Whenever I pick up an Amanda Prowse book, I know that I am going to find myself engrossed in the story and so it was with The Light in the Hallway. I always find that there is something about her characters which I find so relatable. She writes about her characters with great insight into their emotions so that it’s hard not to be touched by their situations. Her characters are ordinary people, like people you may know and that’s what makes her books so addictive. The situations they find themselves in are situations you will identify with, may even have been in yourself.
Nick married Kerry when they were both in their teens with a baby on the way. He gave up his dream of going to Uni, going to work for a large local employer. Despite this, he has few regrets and a happy life with Kerry and their son Oliver. When Kerry dies in her mid thirties at a hospice, Nick has to cope with losing the love of his life and working out how he and Oliver will move forward. The first chapter was heartbreaking to read and Amanda Prowse was really spot on with showing not just Nick’s grief but the way Kerry’s death affected all her family. The unspoken rules of what was and wasn’t allowed for the newly bereaved were a bewildering maze for Nick to negotiate. The difficulties of how to keep connections in a family when the person who connected you is gone were clear as was the hurt and anger sometimes felt.
Not only was there a big hole in his life from the loss of his wife, Nick also had other major changes to cope with as their son, Olly, moved away to University. I think many parents will identify with the worry over their child not settling at Uni and feeling overwhelmed. This was another loss for Nick albeit in a different way. Throughout the book it was lovely to see the bonds between father and son grow stronger despite the physical distance between them and despite some other challenges.
Each chapter ends with a scene from 1992, a year when Nick and his lifelong friends Eric and Alex were building a bike.

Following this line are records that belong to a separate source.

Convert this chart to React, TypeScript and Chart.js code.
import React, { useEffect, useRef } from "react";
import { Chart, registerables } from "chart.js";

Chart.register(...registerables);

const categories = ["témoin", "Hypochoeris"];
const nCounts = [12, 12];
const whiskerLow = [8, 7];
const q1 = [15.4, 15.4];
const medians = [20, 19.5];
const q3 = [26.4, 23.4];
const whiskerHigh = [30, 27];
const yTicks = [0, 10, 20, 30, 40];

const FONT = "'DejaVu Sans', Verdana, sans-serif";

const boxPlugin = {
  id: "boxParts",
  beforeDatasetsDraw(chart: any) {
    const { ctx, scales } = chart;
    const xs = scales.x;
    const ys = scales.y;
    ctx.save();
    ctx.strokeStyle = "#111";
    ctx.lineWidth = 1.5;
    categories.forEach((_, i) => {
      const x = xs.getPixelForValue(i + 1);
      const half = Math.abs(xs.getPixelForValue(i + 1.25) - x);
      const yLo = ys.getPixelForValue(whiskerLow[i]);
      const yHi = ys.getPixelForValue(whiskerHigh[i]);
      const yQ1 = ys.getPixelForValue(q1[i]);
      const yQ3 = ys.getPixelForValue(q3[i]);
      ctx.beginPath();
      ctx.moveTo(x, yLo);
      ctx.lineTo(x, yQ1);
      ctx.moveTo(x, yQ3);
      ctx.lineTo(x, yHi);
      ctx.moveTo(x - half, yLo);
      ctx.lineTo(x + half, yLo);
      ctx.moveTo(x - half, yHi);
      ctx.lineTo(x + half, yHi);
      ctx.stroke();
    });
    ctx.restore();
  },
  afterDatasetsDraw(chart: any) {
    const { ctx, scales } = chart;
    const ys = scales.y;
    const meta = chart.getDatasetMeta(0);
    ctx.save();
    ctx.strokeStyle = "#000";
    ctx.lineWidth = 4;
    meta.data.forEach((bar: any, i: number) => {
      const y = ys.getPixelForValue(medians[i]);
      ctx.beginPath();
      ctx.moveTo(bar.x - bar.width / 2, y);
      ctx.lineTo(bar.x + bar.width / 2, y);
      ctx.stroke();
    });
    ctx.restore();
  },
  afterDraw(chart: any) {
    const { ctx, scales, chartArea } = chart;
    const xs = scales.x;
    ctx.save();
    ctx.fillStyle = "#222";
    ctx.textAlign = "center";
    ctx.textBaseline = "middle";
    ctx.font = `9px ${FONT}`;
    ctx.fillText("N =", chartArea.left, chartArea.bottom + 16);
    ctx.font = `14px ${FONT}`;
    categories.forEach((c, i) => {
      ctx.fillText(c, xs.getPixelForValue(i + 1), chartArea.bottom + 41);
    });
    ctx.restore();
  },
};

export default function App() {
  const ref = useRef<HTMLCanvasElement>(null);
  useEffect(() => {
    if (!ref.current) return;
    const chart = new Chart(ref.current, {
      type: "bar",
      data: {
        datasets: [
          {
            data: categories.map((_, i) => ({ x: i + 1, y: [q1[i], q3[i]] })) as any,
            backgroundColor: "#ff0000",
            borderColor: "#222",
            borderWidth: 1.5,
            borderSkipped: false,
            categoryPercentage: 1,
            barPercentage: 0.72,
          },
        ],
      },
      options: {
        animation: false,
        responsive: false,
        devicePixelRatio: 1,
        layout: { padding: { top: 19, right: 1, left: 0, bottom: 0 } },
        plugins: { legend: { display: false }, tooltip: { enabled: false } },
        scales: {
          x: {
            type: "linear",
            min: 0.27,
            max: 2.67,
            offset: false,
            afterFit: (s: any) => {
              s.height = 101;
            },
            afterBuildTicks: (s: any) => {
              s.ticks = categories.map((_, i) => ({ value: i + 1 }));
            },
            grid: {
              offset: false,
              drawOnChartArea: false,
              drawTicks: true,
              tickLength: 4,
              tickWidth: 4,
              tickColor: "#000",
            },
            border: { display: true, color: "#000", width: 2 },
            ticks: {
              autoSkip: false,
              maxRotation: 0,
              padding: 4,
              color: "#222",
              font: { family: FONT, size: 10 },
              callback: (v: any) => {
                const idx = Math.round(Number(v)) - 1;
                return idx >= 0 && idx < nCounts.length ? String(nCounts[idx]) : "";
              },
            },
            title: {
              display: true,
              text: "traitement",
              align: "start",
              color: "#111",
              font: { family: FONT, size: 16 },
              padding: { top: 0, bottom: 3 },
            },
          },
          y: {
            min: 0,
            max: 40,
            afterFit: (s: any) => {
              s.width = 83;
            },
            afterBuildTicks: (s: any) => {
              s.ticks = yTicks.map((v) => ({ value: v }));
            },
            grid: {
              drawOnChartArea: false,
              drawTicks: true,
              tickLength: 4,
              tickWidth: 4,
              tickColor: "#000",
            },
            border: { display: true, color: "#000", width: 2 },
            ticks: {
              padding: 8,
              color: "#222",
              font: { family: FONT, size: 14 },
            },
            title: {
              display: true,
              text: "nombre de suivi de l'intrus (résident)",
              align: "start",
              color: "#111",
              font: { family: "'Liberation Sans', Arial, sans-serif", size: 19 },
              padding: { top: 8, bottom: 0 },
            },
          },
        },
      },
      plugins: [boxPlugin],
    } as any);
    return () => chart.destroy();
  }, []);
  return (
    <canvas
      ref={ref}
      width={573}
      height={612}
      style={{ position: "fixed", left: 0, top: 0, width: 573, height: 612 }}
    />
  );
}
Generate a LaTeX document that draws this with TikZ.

But more than that, they were building lasting friendships and learning skills and attitudes which would stand them in good stead for the future. They learned about what really matters in life, they learned to take pride in their work and they learned how to value things. I loved this insight into Nick and his friends as young boys and you could see the good men they would become.
The light in the hallway of the title was both an actual and metaphorical light, shining a welcome and lighting the way. As with all Amanda’s books, I was completely caught up in the characters’ lives and all that was happening and simply could not put the book down, devouring it in only two days. The Light in the Hallway is a heartfelt, emotional and hopeful story and one I loved!
My thanks to publishers Lake Union for my review e-copy of the book from Netgalley. The Light in the Hallway will be published on 11th November in paperback, ebook and audiobook formats. You can pre-order your copy here: The Light in the Hallway
From the back of the book
From the bestselling author of The Girl in the Corner comes the moving story of a man whose life is changed in an instant. How do you start again when you lose the only love you’ve ever known?
When Nick’s wife Kerry falls ill and dies, he realises for the first time how fragile his happiness has always been, and how much he’s been taking his good life and wonderful family for granted. Now, he suddenly finds himself navigating parenthood alone, unsure how to deal with his own grief, let alone that of his teenage son, Olly.
In the depths of his heartbreak, Nick must find a way to navigate life that pleases his son, his in-laws, his family and his friends—while honouring what Kerry meant to them all. But when it comes to his own emotions, Nick doesn’t know where to begin. Kerry was his childhood sweetheart—but was she really the only one who could ever make him happy?
And in the aftermath of tragedy, can Nick and his son find themselves again?
About the author
Amanda Prowse likens her own life story to those she writes about in her books. After self-publishing her debut novel, Poppy Day, in 2011, she has gone on to author twenty-two novels and six novellas. Her books have been translated into a dozen languages and she regularly tops bestseller charts all over the world. Remaining true to her ethos, Amanda writes stories of ordinary women and their families who find their strength, courage and love tested in ways they never imagined. The most prolific female contemporary fiction writer in the UK, with a legion of loyal readers, she goes from strength to strength. Being crowned ‘queen of domestic drama’ by the Daily Mail was one of her finest moments. Amanda is a regular contributor on TV and radio but her first love is, and will always be, writing.